--- Task directions ---
Your task is to output the listing word for word, with pictures excluded.

--- Material ---
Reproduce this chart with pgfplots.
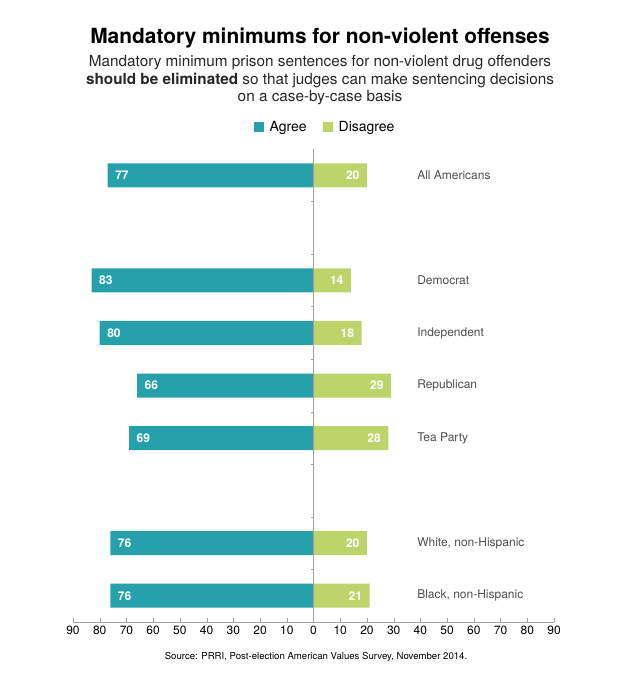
\documentclass[border=0pt]{standalone}
\usepackage{pgfplots}
\pgfplotsset{compat=1.18}
\usepackage{fontspec}
\setmainfont{TeX Gyre Heros}
\definecolor{agree}{HTML}{26A0AA}
\definecolor{disagree}{HTML}{BDD46B}
\definecolor{lbl}{HTML}{4D4D4D}
\definecolor{axgray}{HTML}{A0A0A0}
\begin{document}
\begin{tikzpicture}
\path (-73pt,-66pt) rectangle (567pt,622pt);
\begin{axis}[
  scale only axis, width=481pt, height=473pt,
  xmin=-90, xmax=90, ymin=-0.5, ymax=8.5,
  axis x line=bottom, axis y line=none,
  x axis line style={draw=axgray, -},
  xtick={-90,-80,...,90},
  xticklabels={90,80,70,60,50,40,30,20,10,0,10,20,30,40,50,60,70,80,90},
  major tick length=4pt, tick align=inside, tick style={draw=axgray},
  xticklabel style={font=\fontsize{12}{12}\selectfont, text=black},
  /pgf/number format/assume math mode=true,
  ytick=\empty,
  xbar, bar width=24pt, bar shift=0pt,
  point meta=explicit,
  clip=false,
  legend style={at={(0.524,1)}, anchor=center, yshift=22pt, draw=none,
    font=\fontsize{14}{14}\selectfont, legend columns=2,
    /tikz/every even column/.append style={column sep=14pt}},
  legend image code/.code={\fill[#1] (0pt,-5pt) rectangle (10pt,5pt); \path (0pt,0pt) -- (14pt,0pt);},
]
\addplot[fill=agree, draw=none, nodes near coords,
  every node near coord/.append style={anchor=west, xshift=4pt, text=white, font=\bfseries\fontsize{12}{12}\selectfont}]
  coordinates {(-77,8)[77] (-83,6)[83] (-80,5)[80] (-66,4)[66] (-69,3)[69] (-76,1)[76] (-76,0)[76]};
\addlegendentry{Agree}
\addplot[fill=disagree, draw=none, nodes near coords,
  every node near coord/.append style={anchor=east, xshift=-4pt, text=white, font=\bfseries\fontsize{12}{12}\selectfont}]
  coordinates {(20,8)[20] (14,6)[14] (18,5)[18] (29,4)[29] (28,3)[28] (20,1)[20] (21,0)[21]};
\addlegendentry{Disagree}
\draw[axgray] (axis cs:0,-0.5) -- (axis cs:0,8.5);
\pgfplotsinvokeforeach{0.5,1.5,2.5,3.5,4.5,5.5,6.5,7.5}{
  \draw[axgray] (axis cs:0,#1) -- ++(-3pt,0pt);
}
\begin{scope}[every node/.style={anchor=west, text=lbl, font=\fontsize{12}{12}\selectfont}]
\node at (axis cs:37.5,8) {All Americans};
\node at (axis cs:37.5,6) {Democrat};
\node at (axis cs:37.5,5) {Independent};
\node at (axis cs:37.5,4) {Republican};
\node at (axis cs:37.5,3) {Tea Party};
\node at (axis cs:37.5,1) {White, non-Hispanic};
\node at (axis cs:37.5,0) {Black, non-Hispanic};
\end{scope}
\end{axis}
\node[font=\bfseries\fontsize{20.9}{22}\selectfont] at (247pt,584pt) {Mandatory minimums for non-violent offenses};
\node[font=\fontsize{15.3}{17.5}\selectfont, text=black!85, align=center, anchor=north] at (247pt,570pt)
  {Mandatory minimum prison sentences for non-violent drug offenders\\
   \textbf{should be eliminated} so that judges can make sentencing decisions\\
   on a case-by-case basis};
\node[font=\fontsize{9.6}{10}\selectfont] at (243pt,-35pt) {Source: PRRI, Post-election American Values Survey, November 2014.};
\end{tikzpicture}
\end{document}
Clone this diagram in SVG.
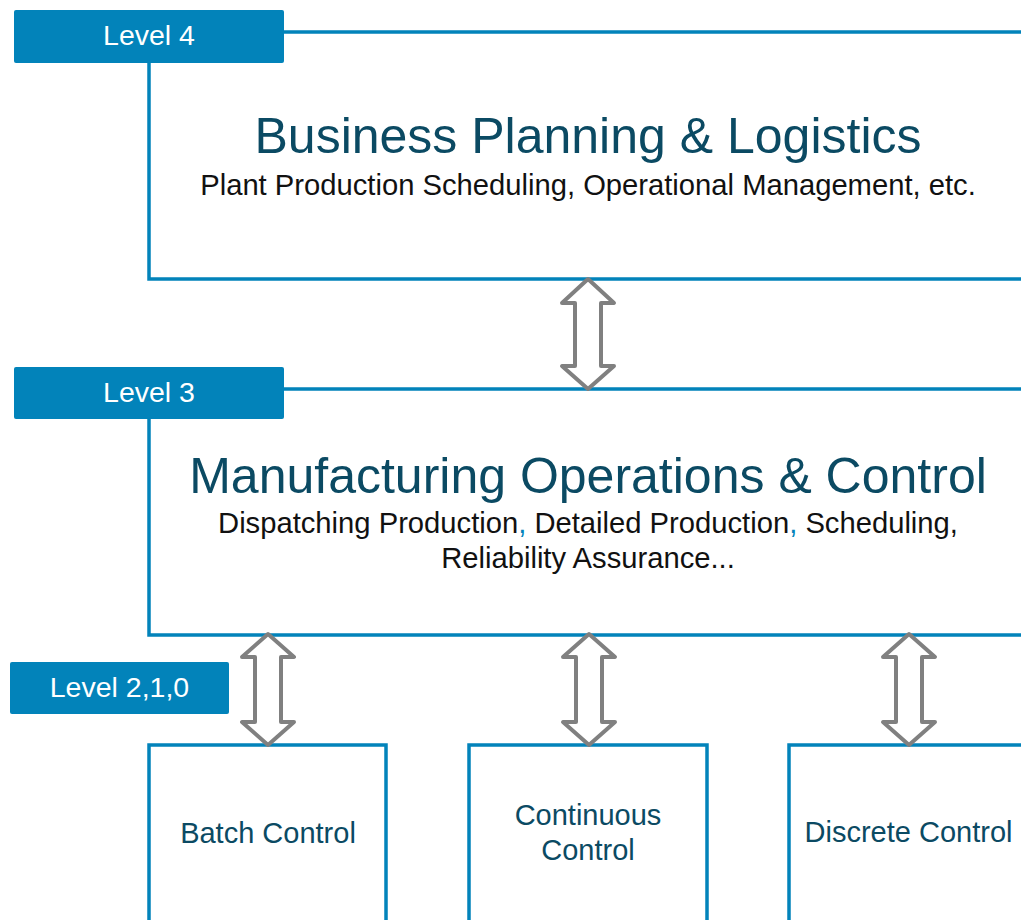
<svg xmlns="http://www.w3.org/2000/svg" width="1021" height="920" viewBox="0 0 1021 920">
<style>
  .frame { fill: none; stroke: #0283BA; stroke-width: 3.5; }
  .lvl { fill: #0283BA; }
  .lvltxt { font-family: "Liberation Sans", Arial, sans-serif; font-size: 28.5px; fill: #ffffff; text-anchor: middle; }
  .title { font-family: "Liberation Sans", Arial, sans-serif; font-size: 50px; fill: #0b4a63; text-anchor: middle; }
  .sub { font-family: "Liberation Sans", Arial, sans-serif; font-size: 29.2px; fill: #111111; text-anchor: middle; }
  .box { font-family: "Liberation Sans", Arial, sans-serif; font-size: 29px; fill: #0b4a63; text-anchor: middle; }
  .comma { fill: #0283BA; }
  .arrow { fill: #ffffff; stroke: #808080; stroke-width: 4; stroke-linejoin: round; }
</style>
<rect width="1021" height="920" fill="#ffffff"/>

<g id="level4">
  <path class="frame" d="M284,32 H1021 M149,63 V279 H1021"/>
  <rect class="lvl" x="14" y="10" width="270" height="53" rx="2"/>
  <text class="lvltxt" x="149" y="45">Level 4</text>
  <text class="title" x="588" y="153">Business Planning &amp; Logistics</text>
  <text class="sub" x="588" y="195">Plant Production Scheduling, Operational Management, etc.</text>
</g>

<g id="level3">
  <path class="frame" d="M284,389 H1021 M149,419 V635 H1021"/>
  <rect class="lvl" x="14" y="367" width="270" height="52" rx="2"/>
  <text class="lvltxt" x="149" y="402">Level 3</text>
  <text class="title" x="588" y="493">Manufacturing Operations &amp; Control</text>
  <text class="sub" x="588" y="533">Dispatching Production<tspan class="comma">,</tspan> Detailed Production<tspan class="comma">,</tspan> Scheduling,</text>
  <text class="sub" x="588" y="568">Reliability Assurance...</text>
</g>

<g id="level210">
  <rect class="lvl" x="10" y="662" width="219" height="52" rx="2"/>
  <text class="lvltxt" x="119.5" y="697">Level 2,1,0</text>
</g>

<g id="batch">
  <path class="frame" d="M149,921 V745 H386 V921"/>
  <text class="box" x="268" y="843">Batch Control</text>
</g>

<g id="continuous">
  <path class="frame" d="M469,921 V745 H707 V921"/>
  <text class="box" x="588" y="825">Continuous</text>
  <text class="box" x="588" y="860">Control</text>
</g>

<g id="discrete">
  <path class="frame" d="M789,921 V745 H1024"/>
  <text class="box" x="908.5" y="842">Discrete Control</text>
</g>

<g id="connectors">
  <polygon class="arrow" points="588,279 614,303 601,303 601,366 614,366 588,389 562,366 575,366 575,303 562,303"/>
  <polygon class="arrow" points="268,634 294,657 281,657 281,722 294,722 268,745 242,722 255,722 255,657 242,657"/>
  <polygon class="arrow" points="589,634 615,657 602,657 602,722 615,722 589,745 563,722 576,722 576,657 563,657"/>
  <polygon class="arrow" points="909,634 935,657 922,657 922,722 935,722 909,745 883,722 896,722 896,657 883,657"/>
</g>
</svg>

--- The reply ---
Reproduce this chart with pgfplots.
\documentclass[border=0pt]{standalone}
\usepackage{pgfplots}
\pgfplotsset{compat=1.18}
\usepackage{fontspec}
\setmainfont{TeX Gyre Heros}
\definecolor{agree}{HTML}{26A0AA}
\definecolor{disagree}{HTML}{BDD46B}
\definecolor{lbl}{HTML}{4D4D4D}
\definecolor{axgray}{HTML}{A0A0A0}
\begin{document}
\begin{tikzpicture}
\path (-73pt,-66pt) rectangle (567pt,622pt);
\begin{axis}[
  scale only axis, width=481pt, height=473pt,
  xmin=-90, xmax=90, ymin=-0.5, ymax=8.5,
  axis x line=bottom, axis y line=none,
  x axis line style={draw=axgray, -},
  xtick={-90,-80,...,90},
  xticklabels={90,80,70,60,50,40,30,20,10,0,10,20,30,40,50,60,70,80,90},
  major tick length=4pt, tick align=inside, tick style={draw=axgray},
  xticklabel style={font=\fontsize{12}{12}\selectfont, text=black},
  /pgf/number format/assume math mode=true,
  ytick=\empty,
  xbar, bar width=24pt, bar shift=0pt,
  point meta=explicit,
  clip=false,
  legend style={at={(0.524,1)}, anchor=center, yshift=22pt, draw=none,
    font=\fontsize{14}{14}\selectfont, legend columns=2,
    /tikz/every even column/.append style={column sep=14pt}},
  legend image code/.code={\fill[#1] (0pt,-5pt) rectangle (10pt,5pt); \path (0pt,0pt) -- (14pt,0pt);},
]
\addplot[fill=agree, draw=none, nodes near coords,
  every node near coord/.append style={anchor=west, xshift=4pt, text=white, font=\bfseries\fontsize{12}{12}\selectfont}]
  coordinates {(-77,8)[77] (-83,6)[83] (-80,5)[80] (-66,4)[66] (-69,3)[69] (-76,1)[76] (-76,0)[76]};
\addlegendentry{Agree}
\addplot[fill=disagree, draw=none, nodes near coords,
  every node near coord/.append style={anchor=east, xshift=-4pt, text=white, font=\bfseries\fontsize{12}{12}\selectfont}]
  coordinates {(20,8)[20] (14,6)[14] (18,5)[18] (29,4)[29] (28,3)[28] (20,1)[20] (21,0)[21]};
\addlegendentry{Disagree}
\draw[axgray] (axis cs:0,-0.5) -- (axis cs:0,8.5);
\pgfplotsinvokeforeach{0.5,1.5,2.5,3.5,4.5,5.5,6.5,7.5}{
  \draw[axgray] (axis cs:0,#1) -- ++(-3pt,0pt);
}
\begin{scope}[every node/.style={anchor=west, text=lbl, font=\fontsize{12}{12}\selectfont}]
\node at (axis cs:37.5,8) {All Americans};
\node at (axis cs:37.5,6) {Democrat};
\node at (axis cs:37.5,5) {Independent};
\node at (axis cs:37.5,4) {Republican};
\node at (axis cs:37.5,3) {Tea Party};
\node at (axis cs:37.5,1) {White, non-Hispanic};
\node at (axis cs:37.5,0) {Black, non-Hispanic};
\end{scope}
\end{axis}
\node[font=\bfseries\fontsize{20.9}{22}\selectfont] at (247pt,584pt) {Mandatory minimums for non-violent offenses};
\node[font=\fontsize{15.3}{17.5}\selectfont, text=black!85, align=center, anchor=north] at (247pt,570pt)
  {Mandatory minimum prison sentences for non-violent drug offenders\\
   \textbf{should be eliminated} so that judges can make sentencing decisions\\
   on a case-by-case basis};
\node[font=\fontsize{9.6}{10}\selectfont] at (243pt,-35pt) {Source: PRRI, Post-election American Values Survey, November 2014.};
\end{tikzpicture}
\end{document}
Clone this diagram in SVG.
<svg xmlns="http://www.w3.org/2000/svg" width="1021" height="920" viewBox="0 0 1021 920">
<style>
  .frame { fill: none; stroke: #0283BA; stroke-width: 3.5; }
  .lvl { fill: #0283BA; }
  .lvltxt { font-family: "Liberation Sans", Arial, sans-serif; font-size: 28.5px; fill: #ffffff; text-anchor: middle; }
  .title { font-family: "Liberation Sans", Arial, sans-serif; font-size: 50px; fill: #0b4a63; text-anchor: middle; }
  .sub { font-family: "Liberation Sans", Arial, sans-serif; font-size: 29.2px; fill: #111111; text-anchor: middle; }
  .box { font-family: "Liberation Sans", Arial, sans-serif; font-size: 29px; fill: #0b4a63; text-anchor: middle; }
  .comma { fill: #0283BA; }
  .arrow { fill: #ffffff; stroke: #808080; stroke-width: 4; stroke-linejoin: round; }
</style>
<rect width="1021" height="920" fill="#ffffff"/>

<g id="level4">
  <path class="frame" d="M284,32 H1021 M149,63 V279 H1021"/>
  <rect class="lvl" x="14" y="10" width="270" height="53" rx="2"/>
  <text class="lvltxt" x="149" y="45">Level 4</text>
  <text class="title" x="588" y="153">Business Planning &amp; Logistics</text>
  <text class="sub" x="588" y="195">Plant Production Scheduling, Operational Management, etc.</text>
</g>

<g id="level3">
  <path class="frame" d="M284,389 H1021 M149,419 V635 H1021"/>
  <rect class="lvl" x="14" y="367" width="270" height="52" rx="2"/>
  <text class="lvltxt" x="149" y="402">Level 3</text>
  <text class="title" x="588" y="493">Manufacturing Operations &amp; Control</text>
  <text class="sub" x="588" y="533">Dispatching Production<tspan class="comma">,</tspan> Detailed Production<tspan class="comma">,</tspan> Scheduling,</text>
  <text class="sub" x="588" y="568">Reliability Assurance...</text>
</g>

<g id="level210">
  <rect class="lvl" x="10" y="662" width="219" height="52" rx="2"/>
  <text class="lvltxt" x="119.5" y="697">Level 2,1,0</text>
</g>

<g id="batch">
  <path class="frame" d="M149,921 V745 H386 V921"/>
  <text class="box" x="268" y="843">Batch Control</text>
</g>

<g id="continuous">
  <path class="frame" d="M469,921 V745 H707 V921"/>
  <text class="box" x="588" y="825">Continuous</text>
  <text class="box" x="588" y="860">Control</text>
</g>

<g id="discrete">
  <path class="frame" d="M789,921 V745 H1024"/>
  <text class="box" x="908.5" y="842">Discrete Control</text>
</g>

<g id="connectors">
  <polygon class="arrow" points="588,279 614,303 601,303 601,366 614,366 588,389 562,366 575,366 575,303 562,303"/>
  <polygon class="arrow" points="268,634 294,657 281,657 281,722 294,722 268,745 242,722 255,722 255,657 242,657"/>
  <polygon class="arrow" points="589,634 615,657 602,657 602,722 615,722 589,745 563,722 576,722 576,657 563,657"/>
  <polygon class="arrow" points="909,634 935,657 922,657 922,722 935,722 909,745 883,722 896,722 896,657 883,657"/>
</g>
</svg>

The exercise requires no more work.